## Start DATA EXTRACT
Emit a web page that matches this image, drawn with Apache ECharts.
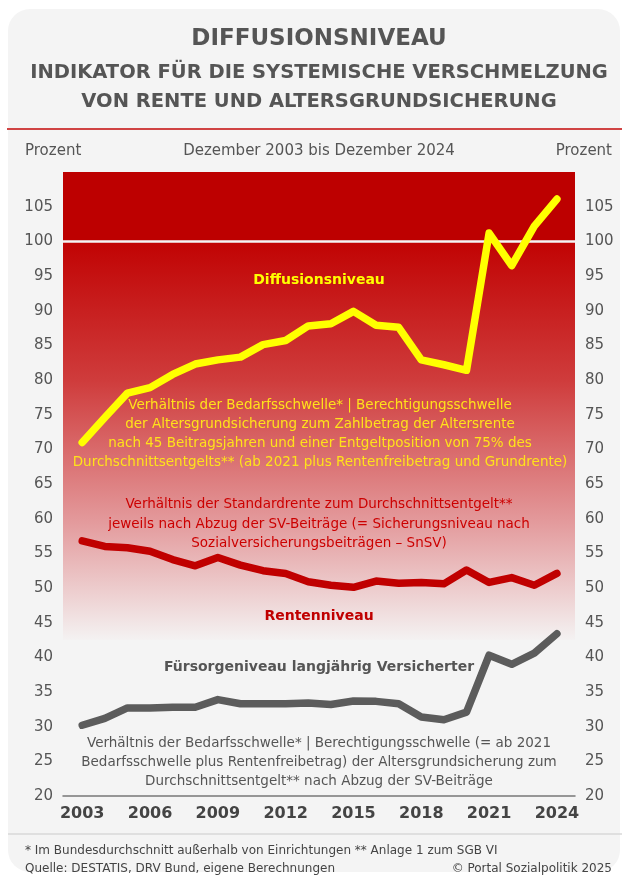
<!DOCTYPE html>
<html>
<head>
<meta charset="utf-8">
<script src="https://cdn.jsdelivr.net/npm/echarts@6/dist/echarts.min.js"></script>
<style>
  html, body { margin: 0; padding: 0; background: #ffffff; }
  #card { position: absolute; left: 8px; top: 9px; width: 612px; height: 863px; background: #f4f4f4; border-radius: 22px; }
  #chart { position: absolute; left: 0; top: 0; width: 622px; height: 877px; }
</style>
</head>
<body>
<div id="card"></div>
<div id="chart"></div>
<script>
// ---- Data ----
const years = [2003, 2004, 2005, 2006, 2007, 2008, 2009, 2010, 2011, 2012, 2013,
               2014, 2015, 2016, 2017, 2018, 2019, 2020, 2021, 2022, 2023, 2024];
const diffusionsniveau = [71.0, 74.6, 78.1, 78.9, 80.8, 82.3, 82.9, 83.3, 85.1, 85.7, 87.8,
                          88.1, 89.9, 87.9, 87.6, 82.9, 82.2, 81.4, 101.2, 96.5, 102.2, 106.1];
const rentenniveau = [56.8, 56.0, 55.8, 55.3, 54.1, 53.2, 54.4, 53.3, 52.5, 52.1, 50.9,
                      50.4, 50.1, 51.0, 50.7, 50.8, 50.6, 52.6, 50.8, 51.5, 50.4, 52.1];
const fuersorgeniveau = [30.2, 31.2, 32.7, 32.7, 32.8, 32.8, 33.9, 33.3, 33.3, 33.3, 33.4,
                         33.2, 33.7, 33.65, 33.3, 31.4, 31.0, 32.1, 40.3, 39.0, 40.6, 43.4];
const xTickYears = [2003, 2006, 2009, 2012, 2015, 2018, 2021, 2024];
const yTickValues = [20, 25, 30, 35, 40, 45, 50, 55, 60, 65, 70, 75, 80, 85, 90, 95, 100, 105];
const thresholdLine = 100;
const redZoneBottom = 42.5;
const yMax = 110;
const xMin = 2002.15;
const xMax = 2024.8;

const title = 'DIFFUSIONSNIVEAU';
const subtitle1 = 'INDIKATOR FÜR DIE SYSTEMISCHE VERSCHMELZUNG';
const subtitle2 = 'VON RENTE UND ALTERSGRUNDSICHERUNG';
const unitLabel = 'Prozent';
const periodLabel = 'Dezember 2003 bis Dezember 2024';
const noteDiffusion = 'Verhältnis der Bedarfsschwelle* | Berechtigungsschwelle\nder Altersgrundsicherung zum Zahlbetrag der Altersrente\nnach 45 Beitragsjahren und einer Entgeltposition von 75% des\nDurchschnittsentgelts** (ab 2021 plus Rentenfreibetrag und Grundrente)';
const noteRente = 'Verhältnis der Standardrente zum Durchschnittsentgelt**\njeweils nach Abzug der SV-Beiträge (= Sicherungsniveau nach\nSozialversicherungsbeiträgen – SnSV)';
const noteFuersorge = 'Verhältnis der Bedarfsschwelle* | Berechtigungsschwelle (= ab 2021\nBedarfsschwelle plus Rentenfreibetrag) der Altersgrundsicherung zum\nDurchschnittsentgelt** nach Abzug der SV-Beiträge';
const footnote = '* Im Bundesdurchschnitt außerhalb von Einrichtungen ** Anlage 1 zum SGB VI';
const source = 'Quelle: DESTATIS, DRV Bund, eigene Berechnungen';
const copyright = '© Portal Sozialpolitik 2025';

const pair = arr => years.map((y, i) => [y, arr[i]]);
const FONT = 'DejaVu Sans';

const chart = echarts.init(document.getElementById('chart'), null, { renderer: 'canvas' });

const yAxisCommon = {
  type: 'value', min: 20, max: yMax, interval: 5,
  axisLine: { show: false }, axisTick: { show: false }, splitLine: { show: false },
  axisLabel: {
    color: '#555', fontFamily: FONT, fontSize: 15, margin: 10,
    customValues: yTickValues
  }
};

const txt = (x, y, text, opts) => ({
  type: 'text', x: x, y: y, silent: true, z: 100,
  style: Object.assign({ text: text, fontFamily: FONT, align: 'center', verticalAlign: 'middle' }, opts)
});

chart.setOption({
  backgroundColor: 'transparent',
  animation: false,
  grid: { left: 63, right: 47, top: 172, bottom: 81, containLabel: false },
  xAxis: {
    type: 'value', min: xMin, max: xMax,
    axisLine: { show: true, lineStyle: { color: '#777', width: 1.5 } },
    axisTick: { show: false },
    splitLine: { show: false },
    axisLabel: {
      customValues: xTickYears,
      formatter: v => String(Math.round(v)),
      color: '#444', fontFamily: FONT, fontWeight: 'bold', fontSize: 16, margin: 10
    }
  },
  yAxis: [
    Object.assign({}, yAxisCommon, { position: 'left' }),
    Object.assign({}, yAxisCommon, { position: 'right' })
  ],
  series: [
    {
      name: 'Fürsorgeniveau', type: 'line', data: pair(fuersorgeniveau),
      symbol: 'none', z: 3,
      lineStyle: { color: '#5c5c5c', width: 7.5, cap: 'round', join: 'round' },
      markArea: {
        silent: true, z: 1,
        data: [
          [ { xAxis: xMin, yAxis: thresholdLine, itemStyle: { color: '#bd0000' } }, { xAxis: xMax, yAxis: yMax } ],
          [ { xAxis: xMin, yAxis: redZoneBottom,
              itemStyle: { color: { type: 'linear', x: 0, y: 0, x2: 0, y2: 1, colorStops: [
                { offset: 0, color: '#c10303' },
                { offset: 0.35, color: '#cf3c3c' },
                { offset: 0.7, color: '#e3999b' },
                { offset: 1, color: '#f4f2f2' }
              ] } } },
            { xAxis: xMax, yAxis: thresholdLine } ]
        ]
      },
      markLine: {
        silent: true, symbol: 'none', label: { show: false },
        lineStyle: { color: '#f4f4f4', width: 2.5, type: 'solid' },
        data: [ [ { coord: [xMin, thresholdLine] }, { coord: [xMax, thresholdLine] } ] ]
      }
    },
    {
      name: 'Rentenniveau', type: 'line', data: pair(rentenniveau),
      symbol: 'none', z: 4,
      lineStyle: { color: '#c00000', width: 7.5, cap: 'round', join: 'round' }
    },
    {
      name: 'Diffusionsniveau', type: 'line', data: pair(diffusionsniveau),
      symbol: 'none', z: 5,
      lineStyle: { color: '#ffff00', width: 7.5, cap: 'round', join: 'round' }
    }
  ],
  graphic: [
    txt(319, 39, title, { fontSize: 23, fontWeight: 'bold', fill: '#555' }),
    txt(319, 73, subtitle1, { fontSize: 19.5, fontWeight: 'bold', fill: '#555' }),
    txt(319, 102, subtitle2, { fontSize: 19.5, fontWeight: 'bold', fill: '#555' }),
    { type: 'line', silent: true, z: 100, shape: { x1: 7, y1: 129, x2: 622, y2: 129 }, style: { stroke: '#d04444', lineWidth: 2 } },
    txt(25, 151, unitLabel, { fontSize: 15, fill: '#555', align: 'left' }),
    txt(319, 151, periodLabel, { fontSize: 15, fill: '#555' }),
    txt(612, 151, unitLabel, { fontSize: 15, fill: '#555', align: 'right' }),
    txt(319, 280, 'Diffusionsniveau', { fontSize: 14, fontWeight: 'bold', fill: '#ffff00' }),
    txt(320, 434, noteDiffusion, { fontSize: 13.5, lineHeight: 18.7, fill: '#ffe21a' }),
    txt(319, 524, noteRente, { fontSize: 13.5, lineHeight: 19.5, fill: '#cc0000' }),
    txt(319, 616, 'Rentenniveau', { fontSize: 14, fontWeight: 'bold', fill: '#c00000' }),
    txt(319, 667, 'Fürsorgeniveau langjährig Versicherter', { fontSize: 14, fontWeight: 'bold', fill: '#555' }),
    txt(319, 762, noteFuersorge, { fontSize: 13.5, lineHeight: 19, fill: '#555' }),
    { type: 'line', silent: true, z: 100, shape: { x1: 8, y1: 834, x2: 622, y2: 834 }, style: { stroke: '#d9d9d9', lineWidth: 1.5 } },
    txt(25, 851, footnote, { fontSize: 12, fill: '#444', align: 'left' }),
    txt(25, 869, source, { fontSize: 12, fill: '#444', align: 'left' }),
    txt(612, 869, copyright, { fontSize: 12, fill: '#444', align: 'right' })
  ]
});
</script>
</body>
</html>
## End DATA EXTRACT
- TASK: Write out exactly the lines between the start of the data and the line with "const xMax = 2024.8;", including both, but none of the pictures.

- SOLUTION TO THIS TASK:
Emit a web page that matches this image, drawn with Apache ECharts.
<!DOCTYPE html>
<html>
<head>
<meta charset="utf-8">
<script src="https://cdn.jsdelivr.net/npm/echarts@6/dist/echarts.min.js"></script>
<style>
  html, body { margin: 0; padding: 0; background: #ffffff; }
  #card { position: absolute; left: 8px; top: 9px; width: 612px; height: 863px; background: #f4f4f4; border-radius: 22px; }
  #chart { position: absolute; left: 0; top: 0; width: 622px; height: 877px; }
</style>
</head>
<body>
<div id="card"></div>
<div id="chart"></div>
<script>
// ---- Data ----
const years = [2003, 2004, 2005, 2006, 2007, 2008, 2009, 2010, 2011, 2012, 2013,
               2014, 2015, 2016, 2017, 2018, 2019, 2020, 2021, 2022, 2023, 2024];
const diffusionsniveau = [71.0, 74.6, 78.1, 78.9, 80.8, 82.3, 82.9, 83.3, 85.1, 85.7, 87.8,
                          88.1, 89.9, 87.9, 87.6, 82.9, 82.2, 81.4, 101.2, 96.5, 102.2, 106.1];
const rentenniveau = [56.8, 56.0, 55.8, 55.3, 54.1, 53.2, 54.4, 53.3, 52.5, 52.1, 50.9,
                      50.4, 50.1, 51.0, 50.7, 50.8, 50.6, 52.6, 50.8, 51.5, 50.4, 52.1];
const fuersorgeniveau = [30.2, 31.2, 32.7, 32.7, 32.8, 32.8, 33.9, 33.3, 33.3, 33.3, 33.4,
                         33.2, 33.7, 33.65, 33.3, 31.4, 31.0, 32.1, 40.3, 39.0, 40.6, 43.4];
const xTickYears = [2003, 2006, 2009, 2012, 2015, 2018, 2021, 2024];
const yTickValues = [20, 25, 30, 35, 40, 45, 50, 55, 60, 65, 70, 75, 80, 85, 90, 95, 100, 105];
const thresholdLine = 100;
const redZoneBottom = 42.5;
const yMax = 110;
const xMin = 2002.15;
const xMax = 2024.8;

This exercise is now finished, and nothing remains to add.